Code that draws figures:
++++

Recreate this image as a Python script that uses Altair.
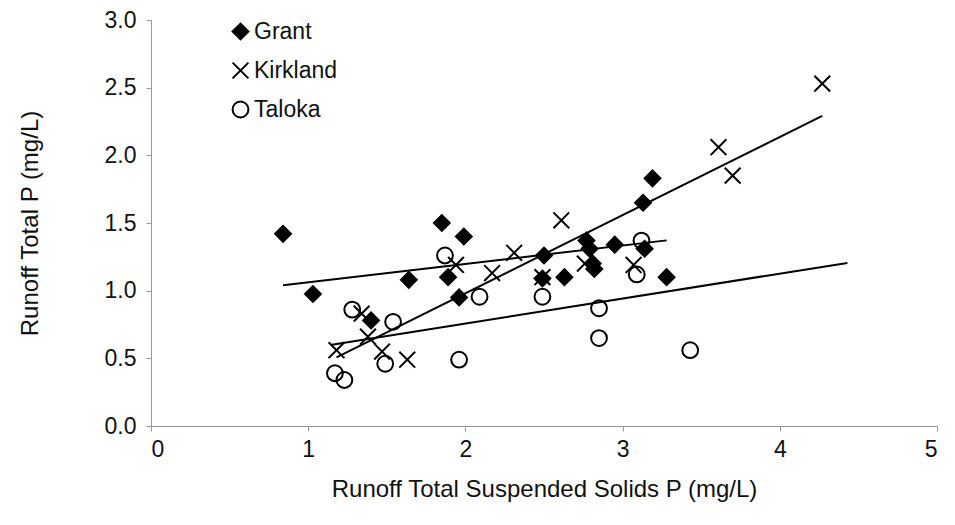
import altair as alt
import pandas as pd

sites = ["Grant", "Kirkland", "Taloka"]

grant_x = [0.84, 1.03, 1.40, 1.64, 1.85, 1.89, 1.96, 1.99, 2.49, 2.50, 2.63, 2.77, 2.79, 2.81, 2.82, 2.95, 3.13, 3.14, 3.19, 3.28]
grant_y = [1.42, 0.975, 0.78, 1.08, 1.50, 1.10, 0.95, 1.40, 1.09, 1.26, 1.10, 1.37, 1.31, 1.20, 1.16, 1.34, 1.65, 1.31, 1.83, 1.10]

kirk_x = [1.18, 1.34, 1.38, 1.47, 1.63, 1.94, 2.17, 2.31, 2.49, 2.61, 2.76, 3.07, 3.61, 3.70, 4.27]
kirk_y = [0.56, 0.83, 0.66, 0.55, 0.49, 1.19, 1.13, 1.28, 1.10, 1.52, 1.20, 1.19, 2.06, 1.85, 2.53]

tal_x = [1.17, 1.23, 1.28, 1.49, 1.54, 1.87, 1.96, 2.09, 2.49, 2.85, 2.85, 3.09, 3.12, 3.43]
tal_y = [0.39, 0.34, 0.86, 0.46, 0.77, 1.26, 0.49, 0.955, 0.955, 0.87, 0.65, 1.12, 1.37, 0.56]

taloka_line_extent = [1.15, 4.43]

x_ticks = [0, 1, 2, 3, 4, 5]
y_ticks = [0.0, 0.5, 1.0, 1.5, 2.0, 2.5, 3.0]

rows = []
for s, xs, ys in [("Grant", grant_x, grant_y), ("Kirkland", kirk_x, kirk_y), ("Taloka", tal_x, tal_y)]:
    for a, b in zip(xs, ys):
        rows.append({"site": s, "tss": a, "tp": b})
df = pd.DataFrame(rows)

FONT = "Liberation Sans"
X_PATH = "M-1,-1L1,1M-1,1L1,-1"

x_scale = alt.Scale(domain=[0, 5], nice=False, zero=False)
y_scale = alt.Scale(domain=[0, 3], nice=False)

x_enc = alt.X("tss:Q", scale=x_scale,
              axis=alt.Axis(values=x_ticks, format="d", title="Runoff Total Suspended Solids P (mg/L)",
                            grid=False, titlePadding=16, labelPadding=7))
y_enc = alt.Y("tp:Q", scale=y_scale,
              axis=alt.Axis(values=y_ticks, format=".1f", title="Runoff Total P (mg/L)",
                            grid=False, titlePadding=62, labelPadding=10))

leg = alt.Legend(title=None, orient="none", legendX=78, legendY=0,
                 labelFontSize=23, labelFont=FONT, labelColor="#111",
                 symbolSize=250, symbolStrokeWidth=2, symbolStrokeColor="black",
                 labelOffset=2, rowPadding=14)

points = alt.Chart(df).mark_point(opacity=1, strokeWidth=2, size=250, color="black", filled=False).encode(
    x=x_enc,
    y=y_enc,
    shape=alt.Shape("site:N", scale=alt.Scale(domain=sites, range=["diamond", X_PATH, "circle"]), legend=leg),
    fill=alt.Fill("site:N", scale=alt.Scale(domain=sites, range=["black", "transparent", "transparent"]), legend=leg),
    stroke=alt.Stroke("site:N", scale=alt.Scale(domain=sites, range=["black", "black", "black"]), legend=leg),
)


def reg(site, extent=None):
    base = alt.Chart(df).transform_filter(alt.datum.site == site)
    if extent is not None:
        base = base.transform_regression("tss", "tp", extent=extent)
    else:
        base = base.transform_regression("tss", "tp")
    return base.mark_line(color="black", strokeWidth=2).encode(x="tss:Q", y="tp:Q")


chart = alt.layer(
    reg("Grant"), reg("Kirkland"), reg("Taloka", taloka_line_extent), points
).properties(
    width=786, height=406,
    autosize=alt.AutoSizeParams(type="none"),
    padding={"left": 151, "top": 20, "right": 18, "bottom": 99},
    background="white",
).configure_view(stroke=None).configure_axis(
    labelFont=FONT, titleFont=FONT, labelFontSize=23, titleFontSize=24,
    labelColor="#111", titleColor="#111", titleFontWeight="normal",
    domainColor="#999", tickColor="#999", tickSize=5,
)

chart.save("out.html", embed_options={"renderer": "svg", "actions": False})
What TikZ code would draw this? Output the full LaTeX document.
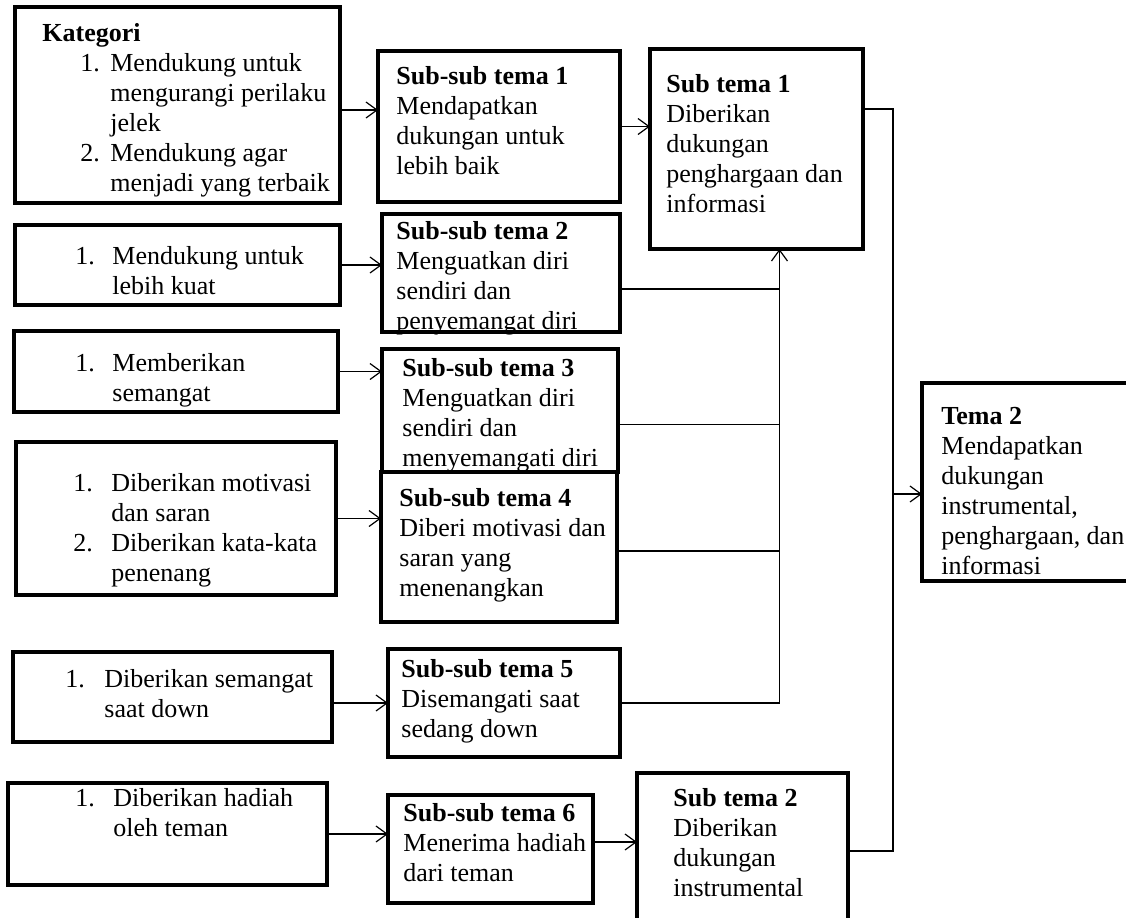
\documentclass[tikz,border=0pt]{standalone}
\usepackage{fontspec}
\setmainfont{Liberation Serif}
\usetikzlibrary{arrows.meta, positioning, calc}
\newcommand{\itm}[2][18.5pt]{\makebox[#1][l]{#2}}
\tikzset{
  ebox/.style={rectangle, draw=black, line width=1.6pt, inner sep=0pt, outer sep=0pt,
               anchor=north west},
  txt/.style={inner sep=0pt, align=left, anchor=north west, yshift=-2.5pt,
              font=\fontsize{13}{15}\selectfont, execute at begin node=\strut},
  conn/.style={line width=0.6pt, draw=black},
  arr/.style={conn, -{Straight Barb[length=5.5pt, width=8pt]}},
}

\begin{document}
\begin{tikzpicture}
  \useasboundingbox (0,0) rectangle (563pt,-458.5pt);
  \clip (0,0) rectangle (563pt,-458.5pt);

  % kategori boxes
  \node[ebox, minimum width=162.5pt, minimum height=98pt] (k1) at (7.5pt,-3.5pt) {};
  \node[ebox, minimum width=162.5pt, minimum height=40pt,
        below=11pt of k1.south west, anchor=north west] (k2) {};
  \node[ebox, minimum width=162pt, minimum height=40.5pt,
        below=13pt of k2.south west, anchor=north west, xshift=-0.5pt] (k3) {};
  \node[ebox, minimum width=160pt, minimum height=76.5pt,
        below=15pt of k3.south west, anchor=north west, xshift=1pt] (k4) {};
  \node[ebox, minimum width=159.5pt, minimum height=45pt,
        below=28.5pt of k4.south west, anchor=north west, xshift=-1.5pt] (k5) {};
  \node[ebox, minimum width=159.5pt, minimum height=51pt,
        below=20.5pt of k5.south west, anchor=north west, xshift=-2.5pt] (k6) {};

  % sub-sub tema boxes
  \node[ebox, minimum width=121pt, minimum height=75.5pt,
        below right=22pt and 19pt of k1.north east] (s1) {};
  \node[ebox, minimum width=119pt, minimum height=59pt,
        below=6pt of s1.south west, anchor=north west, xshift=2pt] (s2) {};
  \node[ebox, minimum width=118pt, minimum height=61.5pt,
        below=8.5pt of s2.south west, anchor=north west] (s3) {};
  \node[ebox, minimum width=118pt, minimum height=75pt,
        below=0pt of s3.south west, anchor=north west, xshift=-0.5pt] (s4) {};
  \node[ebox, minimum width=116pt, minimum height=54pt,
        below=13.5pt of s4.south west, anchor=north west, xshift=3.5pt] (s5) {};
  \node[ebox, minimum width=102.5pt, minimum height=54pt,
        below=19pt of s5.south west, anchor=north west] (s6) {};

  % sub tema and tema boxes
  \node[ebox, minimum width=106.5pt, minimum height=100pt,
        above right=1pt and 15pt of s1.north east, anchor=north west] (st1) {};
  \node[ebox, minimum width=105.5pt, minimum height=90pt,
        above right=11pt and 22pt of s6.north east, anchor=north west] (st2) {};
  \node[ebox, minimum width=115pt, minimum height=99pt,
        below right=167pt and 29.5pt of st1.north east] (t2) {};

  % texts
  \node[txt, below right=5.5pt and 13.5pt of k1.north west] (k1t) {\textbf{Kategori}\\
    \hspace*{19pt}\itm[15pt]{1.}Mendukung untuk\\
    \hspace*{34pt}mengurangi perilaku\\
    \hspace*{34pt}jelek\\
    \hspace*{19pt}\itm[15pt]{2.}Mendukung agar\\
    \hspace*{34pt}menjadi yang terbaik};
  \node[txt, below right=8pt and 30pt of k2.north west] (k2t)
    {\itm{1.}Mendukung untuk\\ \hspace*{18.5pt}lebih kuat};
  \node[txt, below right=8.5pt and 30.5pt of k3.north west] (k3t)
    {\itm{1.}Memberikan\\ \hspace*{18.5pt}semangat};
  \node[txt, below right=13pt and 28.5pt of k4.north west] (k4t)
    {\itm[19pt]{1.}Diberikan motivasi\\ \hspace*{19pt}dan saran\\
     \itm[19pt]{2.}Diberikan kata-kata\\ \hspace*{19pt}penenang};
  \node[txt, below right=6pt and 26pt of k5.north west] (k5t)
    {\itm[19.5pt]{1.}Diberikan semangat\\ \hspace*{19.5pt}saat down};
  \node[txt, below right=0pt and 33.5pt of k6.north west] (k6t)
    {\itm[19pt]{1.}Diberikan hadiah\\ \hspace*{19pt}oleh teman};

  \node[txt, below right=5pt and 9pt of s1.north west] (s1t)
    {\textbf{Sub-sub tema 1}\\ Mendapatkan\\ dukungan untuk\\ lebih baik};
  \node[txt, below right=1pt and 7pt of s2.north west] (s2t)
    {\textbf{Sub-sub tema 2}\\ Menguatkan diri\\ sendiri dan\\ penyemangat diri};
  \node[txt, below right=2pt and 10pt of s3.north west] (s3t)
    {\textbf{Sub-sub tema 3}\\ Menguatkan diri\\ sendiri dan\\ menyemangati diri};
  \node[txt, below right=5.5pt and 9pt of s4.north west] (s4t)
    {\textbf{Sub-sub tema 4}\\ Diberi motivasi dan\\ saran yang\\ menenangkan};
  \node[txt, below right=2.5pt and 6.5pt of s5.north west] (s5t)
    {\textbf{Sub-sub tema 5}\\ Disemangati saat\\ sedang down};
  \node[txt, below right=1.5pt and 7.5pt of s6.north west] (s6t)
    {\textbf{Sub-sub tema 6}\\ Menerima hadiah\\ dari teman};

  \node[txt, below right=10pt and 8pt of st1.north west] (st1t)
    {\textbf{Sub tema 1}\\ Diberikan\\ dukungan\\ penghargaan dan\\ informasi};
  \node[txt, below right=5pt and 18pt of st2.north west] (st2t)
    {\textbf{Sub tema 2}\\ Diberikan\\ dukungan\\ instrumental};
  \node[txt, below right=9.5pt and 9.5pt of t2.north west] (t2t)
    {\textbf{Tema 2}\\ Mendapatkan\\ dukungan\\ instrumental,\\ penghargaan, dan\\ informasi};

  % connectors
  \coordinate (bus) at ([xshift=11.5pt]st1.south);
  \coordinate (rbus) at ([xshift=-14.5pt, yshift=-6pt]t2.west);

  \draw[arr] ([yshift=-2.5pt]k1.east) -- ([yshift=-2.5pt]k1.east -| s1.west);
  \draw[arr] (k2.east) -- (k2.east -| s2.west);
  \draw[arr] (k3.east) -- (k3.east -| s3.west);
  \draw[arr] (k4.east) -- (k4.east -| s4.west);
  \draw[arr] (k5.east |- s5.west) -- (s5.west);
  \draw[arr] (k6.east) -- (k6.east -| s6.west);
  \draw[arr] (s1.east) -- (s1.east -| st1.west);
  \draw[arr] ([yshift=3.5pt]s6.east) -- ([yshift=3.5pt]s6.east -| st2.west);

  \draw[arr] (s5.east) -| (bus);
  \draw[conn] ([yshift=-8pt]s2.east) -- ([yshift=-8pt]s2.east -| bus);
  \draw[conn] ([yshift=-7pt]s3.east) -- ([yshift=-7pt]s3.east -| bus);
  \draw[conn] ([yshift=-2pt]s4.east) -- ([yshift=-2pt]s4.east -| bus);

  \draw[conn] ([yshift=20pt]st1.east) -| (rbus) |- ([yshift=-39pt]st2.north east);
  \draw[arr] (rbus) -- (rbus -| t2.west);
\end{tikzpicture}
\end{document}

++++

*INSTRUCTIONS FOR THE TASK*.
Without the pictures, write out the lines from the beginning of the entries through the line with "df = pd.DataFrame(rows)".

*SOLUTION*.
Recreate this image as a Python script that uses Altair.
import altair as alt
import pandas as pd

sites = ["Grant", "Kirkland", "Taloka"]

grant_x = [0.84, 1.03, 1.40, 1.64, 1.85, 1.89, 1.96, 1.99, 2.49, 2.50, 2.63, 2.77, 2.79, 2.81, 2.82, 2.95, 3.13, 3.14, 3.19, 3.28]
grant_y = [1.42, 0.975, 0.78, 1.08, 1.50, 1.10, 0.95, 1.40, 1.09, 1.26, 1.10, 1.37, 1.31, 1.20, 1.16, 1.34, 1.65, 1.31, 1.83, 1.10]

kirk_x = [1.18, 1.34, 1.38, 1.47, 1.63, 1.94, 2.17, 2.31, 2.49, 2.61, 2.76, 3.07, 3.61, 3.70, 4.27]
kirk_y = [0.56, 0.83, 0.66, 0.55, 0.49, 1.19, 1.13, 1.28, 1.10, 1.52, 1.20, 1.19, 2.06, 1.85, 2.53]

tal_x = [1.17, 1.23, 1.28, 1.49, 1.54, 1.87, 1.96, 2.09, 2.49, 2.85, 2.85, 3.09, 3.12, 3.43]
tal_y = [0.39, 0.34, 0.86, 0.46, 0.77, 1.26, 0.49, 0.955, 0.955, 0.87, 0.65, 1.12, 1.37, 0.56]

taloka_line_extent = [1.15, 4.43]

x_ticks = [0, 1, 2, 3, 4, 5]
y_ticks = [0.0, 0.5, 1.0, 1.5, 2.0, 2.5, 3.0]

rows = []
for s, xs, ys in [("Grant", grant_x, grant_y), ("Kirkland", kirk_x, kirk_y), ("Taloka", tal_x, tal_y)]:
    for a, b in zip(xs, ys):
        rows.append({"site": s, "tss": a, "tp": b})
df = pd.DataFrame(rows)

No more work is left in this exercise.